Chelsea would be shortsighted if they let Conte go

In any normal world, letting Antonio Conte go would be madness. It was only last season that he won the Premier League after all.

But let’s face it, the world Chelsea inhabits is not a normal one. It is a parallel universe where getting rid of a manager even when he’s winning prevails. Indeed, since 2003 when Roman Abramovic acquired Chelsea, no manager other than Jose Mourinho has lasted more than 30 months, despite the club picking up a total of ten trophies since the Special One’s first stint ended in 2007. That haul includes no less than three Premier League titles, three FA Cups, a UEFA Champions League, a UEFA Europa League, a Football League Cup and an FA Community Shield. Not bad for a club with a managerial revolving door.

Which proves the point that Chelsea’s modus operandi of giving managers the chop like Henry VIII got rid of wives actually works. And who are we to doubt Chelsea’s nous in the managerial marketplace?
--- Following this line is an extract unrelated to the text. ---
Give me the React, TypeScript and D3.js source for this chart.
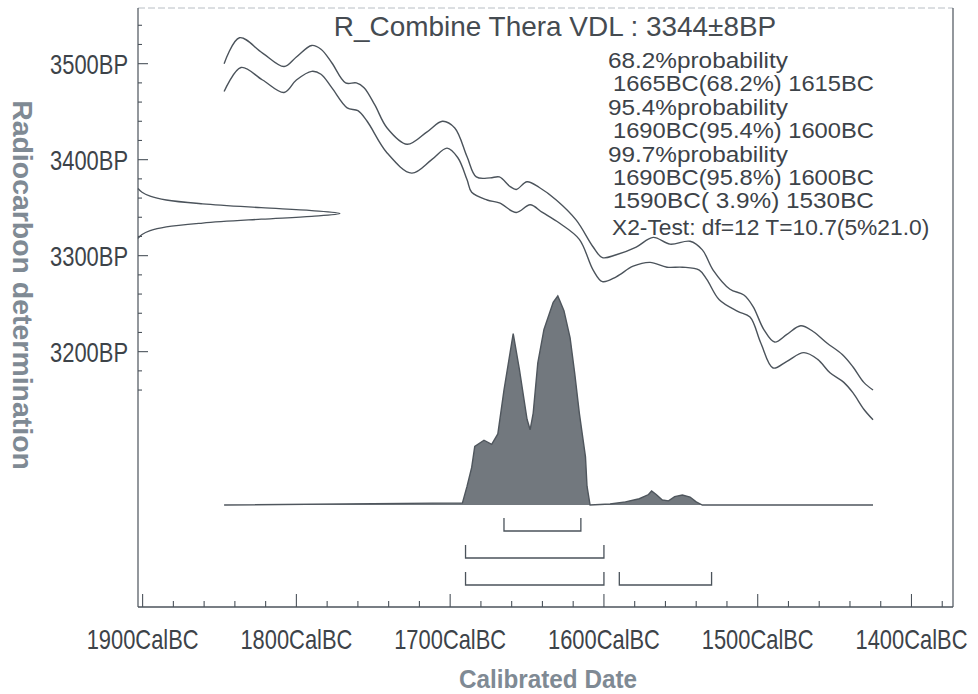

When Andre Villas-Boas was handed his P45, who was placing money on Roberto Matteo leading Chelsea to Champions League glory? Anyone doubting that appointment was left eating a large portion of humble pie.

For most clubs not run as a billionaire’s plaything, it’s the contractual payoffs that make such a policy unattractive. Quite how much Roman Abramovic has forked out buying managers out of their contracts is anyone’s guess, but it must add up to a very tidy sum. For a man worth £10b, however, it’s tuppence ha’ppeny, the monthly cost of filling up his this three super yachts with fuel. But he can afford it, and clearly, it works for him, which makes it very likely that Conte will be shown the door at Stamford Bridge come the season’s end.

No doubt a new manager will come in, shake things up and eke out improved performances from Chelsea’s expensively assembled squad. He may tinker and spend £150m. Perhaps they’ll win the Europa League, perhaps the FA Cup. It seems to make very little difference who the manager is and how well he does. His shelf-life is unlikely to exceed a couple of years anyway.